Paolo Dall'Oglio (born November 17, 1954) is an Italian Jesuit priest and peace activist. He was exiled from Syria by the government in 2012 for meeting with members of the opposition and criticizing the alleged actions of the Syrian government during the Syrian civil war. He was kidnapped by Islamic State of Iraq and the Levant on 29 July 2013.

Before his kidnapping, he had served for three decades at the Deir Mar Musa Al-Abashi, a 6th-century monastery  north of Damascus. He has been credited with the reconstruction of the Mar Musa complex and its reinvention as a centre of interfaith dialogue.

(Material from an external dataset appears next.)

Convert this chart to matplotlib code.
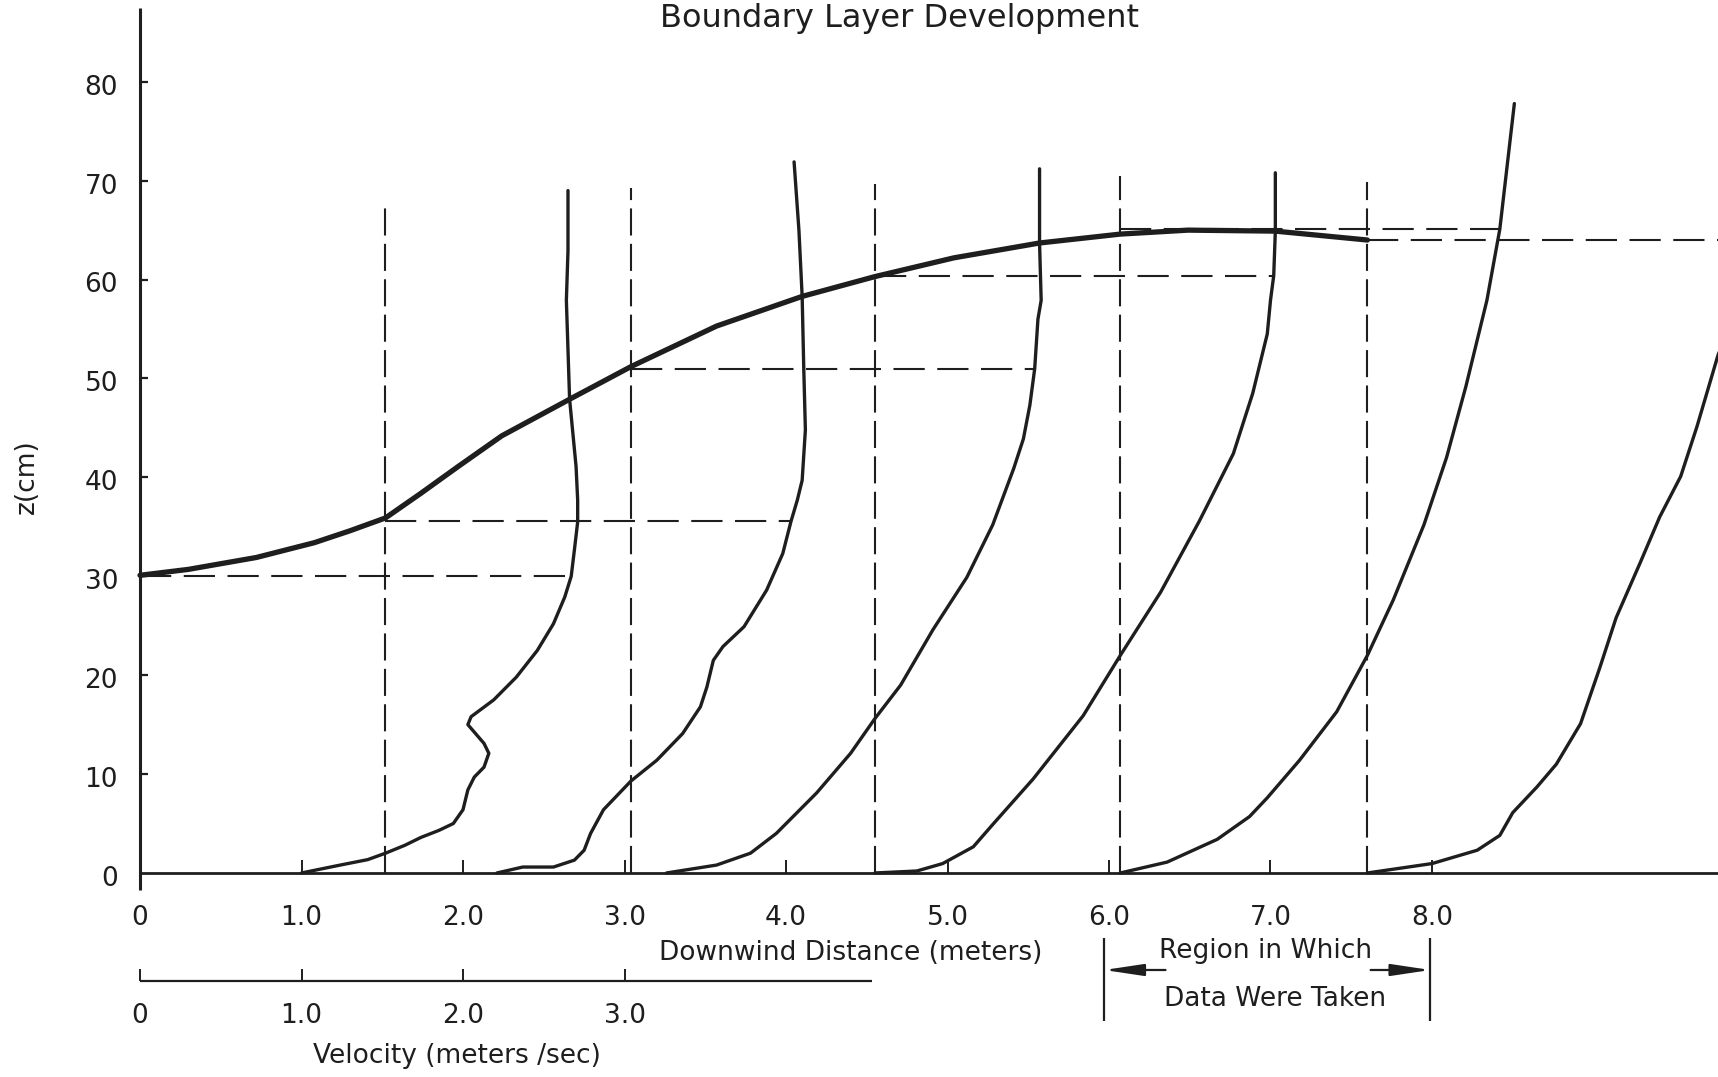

In February 2019, news emerged that he may still be alive inside Deir ez-Zor Governorate, Syria.

Biography
In 1975, Paolo Dall'Oglio joined the Jesuit order. He spent his novitiate in Italy before starting university studies of Arabic language and Islamic studies in Beirut, Lebanon, and Damascus, Syria.

In 1982, he explored the ruins of the old Syriac Monastery of Saint Moses the Abyssinian (Deir Mar Musa) that can be traced back to the 6th century and had been abandoned since the 19th century.

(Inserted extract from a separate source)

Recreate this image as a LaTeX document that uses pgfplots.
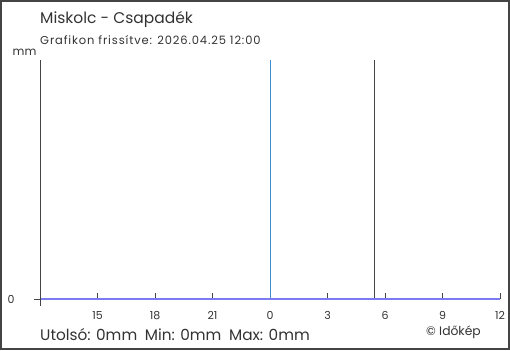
\documentclass[border=0pt]{standalone}
\usepackage{fontspec}
\setmainfont{Poppins}
\newfontfamily\subfont[LetterSpace=7.5]{Poppins}
\usepackage{pgfplots}
\pgfplotsset{compat=1.18}
\definecolor{frame}{HTML}{444444}
\definecolor{txt}{HTML}{333333}
\definecolor{series}{HTML}{7B7BF2}
\definecolor{nowline}{HTML}{3F8FD0}
\begin{document}
\begin{tikzpicture}[x=1pt,y=1pt]
\useasboundingbox (0,0) rectangle (510,350);
\fill[white] (0,0) rectangle (510,350);
\begin{axis}[
  at={(40pt,51pt)}, anchor=south west,
  scale only axis, width=460pt, height=239pt,
  xmin=0, xmax=24, ymin=0, ymax=1,
  axis x line=bottom, axis y line=left,
  axis line style={-, draw=frame, line width=0.8pt},
  x axis line style={draw=none},
  xtick={3,6,9,12,15,18,21,24},
  xticklabels={15,18,21,0,3,6,9,12},
  ytick={0}, yticklabels={0},
  tick align=outside,
  major tick length=6pt,
  tick style={draw=frame, line width=0.8pt},
  x tick style={yshift=6pt},
  ticklabel style={font=\fontsize{11}{12}\selectfont, text=txt},
  xticklabel style={yshift=-3pt},
  yticklabel style={xshift=-16pt},
  clip=false,
]
\addplot[nowline, line width=0.9pt] coordinates {(12,0) (12,1)};
\addplot[frame, line width=0.9pt] coordinates {(17.43,0) (17.43,1)};
\addplot[series, line width=2pt] coordinates {
(0,0) (1,0) (2,0) (3,0) (4,0) (5,0) (6,0) (7,0) (8,0) (9,0) (10,0) (11,0) (12,0)
(13,0) (14,0) (15,0) (16,0) (17,0) (18,0) (19,0) (20,0) (21,0) (22,0) (23,0) (24,0)};
\end{axis}
\draw[frame, line width=0.8pt] (40,44) -- (40,52);
\node[anchor=base west, inner sep=0, text=txt, font=\fontsize{15.5}{16}\selectfont] at (40,326) {Miskolc - Csapadék};
\node[anchor=base west, inner sep=0, text=txt, font=\subfont\fontsize{11.5}{12}\selectfont] at (40,305.7) {Grafikon frissítve: 2026.04.25 12:00};
\node[anchor=base west, inner sep=0, text=txt, font=\fontsize{11.5}{12}\selectfont] at (12.5,294.7) {mm};
\node[anchor=base west, inner sep=0, text=txt, font=\fontsize{15.3}{16}\selectfont] at (40,10) {Utolsó: 0mm\hspace{0.5em}Min: 0mm\hspace{0.5em}Max: 0mm};
\node[anchor=base west, inner sep=0, text=txt, font=\fontsize{12.3}{13}\selectfont] at (426,14.7) {© Időkép};
\draw[frame, line width=2pt] (1,1) rectangle (509,349);
\end{tikzpicture}
\end{document}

In 1984, Dall'Oglio was ordained priest in the Syriac Catholic rite. In the same year, he obtained a degree in Arabic language and Islamic studies from Naples Eastern University "L'Orientale" and in Catholic theology from the Pontifical Gregorian University.

In 1986, he obtained another master's degree in Missiology from the Pontifical Gregorian University.

In 1989, he obtained a PhD degree from the Pontifical Gregorian University. He wrote his doctoral dissertation on the topic "About Hope in Islam".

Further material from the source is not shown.